It’s not Kenneth Cole. I’m the problem. My finger points back at me.
Kenneth Cole posts an awkward tweet and I cringe from his statement. Not because he said it, but because he’s telling me something about myself: I am the insensitive one, not him.
I have become desensitized to the world because I am disconnected from the world around me.
I am disconnected from the stuff I buy and eat; I am disconnected from the people who provide for me.
The Egyptian people sacrifice their lives; I buy another bag of frozen organic broccoli that was probably picked by children. Where were my shoes made, by who? I point my finger at Kenneth Cole, I point my disgust at Groupon, and my finger points right back at me.
How many shoes have I purchased that were made in China? How many boxes of Chinese-made discount furniture have I purchased? I’m doing business with a totalitarian, anti-democratic regime.

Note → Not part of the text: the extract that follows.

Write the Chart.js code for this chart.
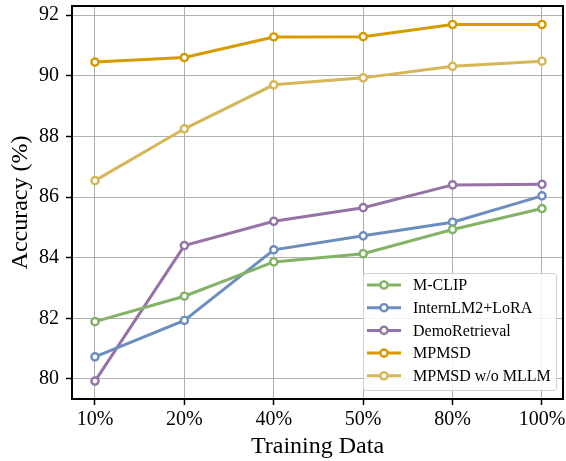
<!DOCTYPE html>
<html>
<head>
<meta charset="utf-8">
<script src="https://cdn.jsdelivr.net/npm/chart.js@4.4.1/dist/chart.umd.min.js"></script>
<style>
	html, body { margin: 0; padding: 0; background: #fff; }
	#wrap { width: 566px; height: 461px; }
</style>
</head>
<body>
<div id="wrap"><canvas id="chart" width="566" height="461"></canvas></div>
<script>
// data
var categories = ['10%', '20%', '40%', '50%', '80%', '100%'];
var yTicks = [80, 82, 84, 86, 88, 90, 92];

var mclip = [81.89, 82.73, 83.86, 84.13, 84.93, 85.62];
var internLora = [80.73, 81.93, 84.26, 84.72, 85.17, 86.04];
var demoRetrieval = [79.93, 84.40, 85.20, 85.65, 86.40, 86.42];
var mpmsd = [90.45, 90.60, 91.28, 91.29, 91.69, 91.69];
var mpmsdNoMllm = [86.54, 88.25, 89.70, 89.93, 90.31, 90.48];

var seriesNames = ['M-CLIP', 'InternLM2+LoRA', 'DemoRetrieval', 'MPMSD', 'MPMSD w/o MLLM'];
var seriesValues = [mclip, internLora, demoRetrieval, mpmsd, mpmsdNoMllm];
var seriesColors = ['#82b366', '#6c8ebf', '#9673a6', '#d79b00', '#d6b656'];

var FONT = "'Liberation Serif', 'Times New Roman', serif";

function make_dataset(i)
{
	return {
		label: seriesNames[i]
	,	data: seriesValues[i].map(function(v, k) { return {x: k, y: v}; })
	,	borderColor: seriesColors[i]
	,	backgroundColor: seriesColors[i]
	,	borderWidth: 3
	,	pointRadius: 3.6
	,	pointBorderWidth: 2.4
	,	pointBackgroundColor: '#ffffff'
	,	pointBorderColor: seriesColors[i]
	,	tension: 0
	};
}

// frame round the plot area, like a matplotlib box
var framePlugin = {
	id: 'frame',
	afterDatasetsDraw: function(chart)
	{
		var a = chart.chartArea, ctx = chart.ctx;
		ctx.save();
		ctx.strokeStyle = '#000';
		ctx.lineWidth = 2;
		ctx.strokeRect(a.left, a.top, a.right - a.left, a.bottom - a.top);
		ctx.restore();
	}
};

// legend box in the lower right corner of the plot
var legendPlugin = {
	id: 'boxLegend',
	afterDraw: function(chart)
	{
		var ctx = chart.ctx;
		var x = 363, y = 273, w = 193, h = 117;
		ctx.save();
		ctx.beginPath();
		ctx.roundRect(x + 0.5, y + 0.5, w, h, 3);
		ctx.fillStyle = 'rgba(255,255,255,0.85)';
		ctx.fill();
		ctx.strokeStyle = '#d0d0d0';
		ctx.lineWidth = 1;
		ctx.stroke();

		ctx.font = '16px ' + FONT;
		ctx.textBaseline = 'middle';
		ctx.textAlign = 'left';
		chart.data.datasets.forEach(function(ds, i)
		{
			var cy = 285 + i * 22.7;
			ctx.strokeStyle = ds.borderColor;
			ctx.lineWidth = 3;
			ctx.beginPath();
			ctx.moveTo(367, cy);
			ctx.lineTo(401, cy);
			ctx.stroke();
			ctx.beginPath();
			ctx.arc(384, cy, 3.6, 0, Math.PI * 2);
			ctx.fillStyle = '#fff';
			ctx.fill();
			ctx.lineWidth = 2.4;
			ctx.stroke();
			ctx.fillStyle = '#000';
			ctx.fillText(ds.label, 413, cy + 1);
		});
		ctx.restore();
	}
};

new Chart(
	document.getElementById('chart')
,	{
		type: 'line'
	,	data: { datasets: seriesValues.map(function(v, i) { return make_dataset(i); }) }
	,	plugins: [framePlugin, legendPlugin]
	,	options:
		{
			responsive: false
		,	animation: false
		,	devicePixelRatio: 1
		,	layout: { autoPadding: false, padding: { left: 0, top: 6, right: 3, bottom: 0 } }
		,	plugins: { legend: { display: false }, tooltip: { enabled: false } }
		,	scales:
			{
				x:
				{
					type: 'linear'
				,	min: -0.257
				,	max: 5.235
				,	afterBuildTicks: function(s) { s.ticks = categories.map(function(c, i) { return {value: i}; }); }
				,	afterFit: function(s) { s.height = 62; s.paddingLeft = 0; s.paddingRight = 0; }
				,	ticks:
					{
						callback: function(v) { return categories[v]; }
					,	color: '#000'
					,	font: { family: FONT, size: 20 }
					,	padding: 3
					,	maxRotation: 0
					,	autoSkip: false
					}
				,	grid: { color: '#b0b0b0', lineWidth: 1, tickColor: '#000', tickLength: 6, tickWidth: 1.5 }
				,	border: { display: false }
				,	title:
					{
						display: true
					,	text: 'Training Data'
					,	color: '#000'
					,	font: { family: FONT, size: 24 }
					,	padding: { top: 0, bottom: 0 }
					}
				}
			,	y:
				{
					type: 'linear'
				,	min: 79.34
				,	max: 92.3
				,	afterBuildTicks: function(s) { s.ticks = yTicks.map(function(v) { return {value: v}; }); }
				,	afterFit: function(s) { s.width = 72; s.paddingTop = 0; s.paddingBottom = 0; }
				,	ticks:
					{
						color: '#000'
					,	font: { family: FONT, size: 20 }
					,	padding: 7
					}
				,	grid: { color: '#b0b0b0', lineWidth: 1, tickColor: '#000', tickLength: 6, tickWidth: 1.5 }
				,	border: { display: false }
				,	title:
					{
						display: true
					,	text: 'Accuracy (%)'
					,	color: '#000'
					,	font: { family: FONT, size: 24 }
					,	padding: { top: 6, bottom: 0 }
					}
				}
			}
		}
	}
);
</script>
</body>
</html>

Groupon makes an ad that showcases my own aloofness from the world, not its own. I sit on my Chinese couch in my oil heated house, and throw anger towards my Chinese TV. I reach for my Chinese phone to Tweet about it. I point my finger at the TV. My Groupon disgust points its finger right back at me.
I need shoes and food and furniture and clothes, yet I see Kenneth Cole and Groupon as separate from me, as separate as the distance between me and the people who make the things I buy and eat.
What can I do! I yell at myself. It’s all so intertwined, mixed up.
Something! I yell back.
It’s not Kenneth Cole. I’m the problem. My finger points back at me.